Ni en el momento más alto, la parábola llegó a sentarlo en la cima del mundo. La única chance obtenida para disputar el título mundial -‑una categoría más alta que la suya-‑ fue frente al campeón norteamericano Ike Williams. Ese negro comía al lado de los leones. Yo lo vi a Gatica como la despilfarró en menos de dos minutos. El mono, de pelo suelto. Se subía al ring sin paralelos ni meridianos, con el rumbo perdido en un mundo insondable, donde solo sabes que el enemigo, realmente existe.

Cuando un colectivo de la línea 295 lo partió al medio, Gatica estaba entrando en la psicosis sin haber salido de la infancia. Arrastraba una pierna como un ancla. Dicen que producto del ensayo de una pelea de catch programada por Martin Karadagian para Titanes en el ring. Pero la exhibición nunca se llevó a cabo, otra oportunidad desaprovechada. Gatica estaba desterrado del boxeo profesional desde la Libertadora. Y se rumoreaba su regreso, así como los anuncios de "Monos" truchos en cuanto festival del boxeo barrial hubiera. 

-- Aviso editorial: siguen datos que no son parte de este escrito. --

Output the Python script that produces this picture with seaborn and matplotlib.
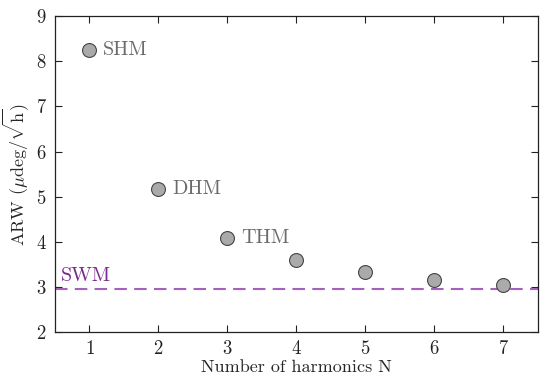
import matplotlib
matplotlib.use("Agg")
import matplotlib.pyplot as plt
import seaborn as sns
import pandas as pd

# Data
harmonics = [1, 2, 3, 4, 5, 6, 7]
arw_values = [8.25, 5.17, 4.09, 3.59, 3.32, 3.15, 3.05]
point_labels = ["SHM", "DHM", "THM", "", "", "", ""]
swm_level = 2.95

df = pd.DataFrame({"N": harmonics, "ARW": arw_values})

sns.set_theme(style="ticks")
plt.rcParams["font.family"] = ["cmr10", "DejaVu Serif"]
plt.rcParams["mathtext.fontset"] = "cm"
plt.rcParams["axes.formatter.use_mathtext"] = True

fig, ax = plt.subplots(figsize=(5.5, 3.86), dpi=100)

# SWM reference level
ax.axhline(swm_level, color="#a660bd", lw=1.5, dashes=(6, 3.5))
ax.text(0.58, swm_level + 0.08, "SWM", color="#7a2a8e", fontsize=14.5, va="bottom")

sns.scatterplot(data=df, x="N", y="ARW", ax=ax, s=100, color="#aaaaaa",
                edgecolor="#454545", linewidth=0.8, zorder=3)

for n, v, lab in zip(harmonics, arw_values, point_labels):
    if lab:
        ax.text(n + 0.2, v, lab, color="#6b6b6b", fontsize=14.5, va="center")

ax.set_xlim(0.5, 7.5)
ax.set_ylim(2, 9)
ax.set_xticks(harmonics)
ax.set_yticks(range(2, 10))
ax.tick_params(direction="in", top=True, right=True, labeltop=False,
               labelright=False, labelsize=13.5, length=5, width=0.8,
               colors="#222222", pad=6)
for sp in ax.spines.values():
    sp.set_linewidth(0.9)
    sp.set_color("#222222")
    sp.set_visible(True)

ax.set_xlabel("Number of harmonics N", fontsize=13, labelpad=1)
ax.set_ylabel(r"ARW ($\mu$deg/$\sqrt{\mathrm{h}}$)", fontsize=13, labelpad=3)

fig.subplots_adjust(left=0.1, right=0.978, top=0.958, bottom=0.14)
fig.savefig("out.png", dpi=100)
plt.close(fig)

Una historia paradigmática entre muchas. En el sentido inmediato, la de un boxeador perdido por la joda, como Locche, Monzón, Uby Sacco o La Hiena Barrios. Arquetipo del provinciano cabecita negra, analfa, grosero, rebelde, que sentirá más temprano que tarde los azotes que el cinto de la moral argentina le propinaría por el lomo. Todo el mundo lo sabe; los cabecitas llevan la camisa afuera mientras no cagan de secos. Pero cuando dan un batacazo, empiezan a aparecer los smokings brillantes y esas enormes corbatas con un moño a lunares y uno o dos anillos por dedo. Y hasta se podría sospechar que González Tuñón se inspiró en Gatica para escribir "Los ladrones".

O eso de "La ciudad del hambre", de los años treinta, escrita por Tuñón, sí, Raúl y no Enrique. El que habla de la villa de los pobres, la que está al lado del tren, en plena malaria por la milonga de guita que quebraron los yanquis.  Ese Tuñón, el que escribe aquello de "Atroces ciudadelas sucias y derramadas / de viviendas como hongos; / latones, bolsas, zanjas hundidas por las lluvias, / mordidas por los vientos./ Barrios de soles turbios y lunas oxidadas, /de noches enemigas y de hoscas madrugadas,/ y la insólita fuga de los perros sedientos". El perro sediento es el mono Gatica, en los huecos de Constitución.

Perón lo vio y se lo llevó con él. Se lo llevó porque Evita sabía de los trompazos y el General tuvo que ceder. El mono era inconveniente, incluso para Perón.  Como Evita, también inconveniente, cuando frenaba en seco a un milico o le daba un bife al ministro delante del público. El mono era de esa misma raza, de venir de abajo y a los golpes e imponerse. Dos potencias se saludan, dijo cuando lo saludó a Perón en el Luna, antes de vencer a Prada por puntos. Perón y el mono a la misma altura, eso decía la frase, que Perón y el mono eran lo mismo.

La proscripción de la fusiladora fue definitiva. ¿Quién se mantuvo en pie ante tanta barbarie? Mientras las bestias metían y fusilaban, el mono Gatica vendía muñequitos de Independiente en la puerta de la cancha. Vivía en una villa de la isla Maciel con su mujer y con su hija, la ahijada de Perón y de Evita. El desborde del Riachuelo lo dejó sin nada. Sin los guantes y sin el rosario que le regaló Evita a la nena ("Si tuviera una firma de la señora, la podría haber vendido", decía).

Se murió por acumular tanta pobreza y tanta rabia. Lo mismo que lo subió al ring, es lo mismo que lo mató: esa pobreza y esa rabia.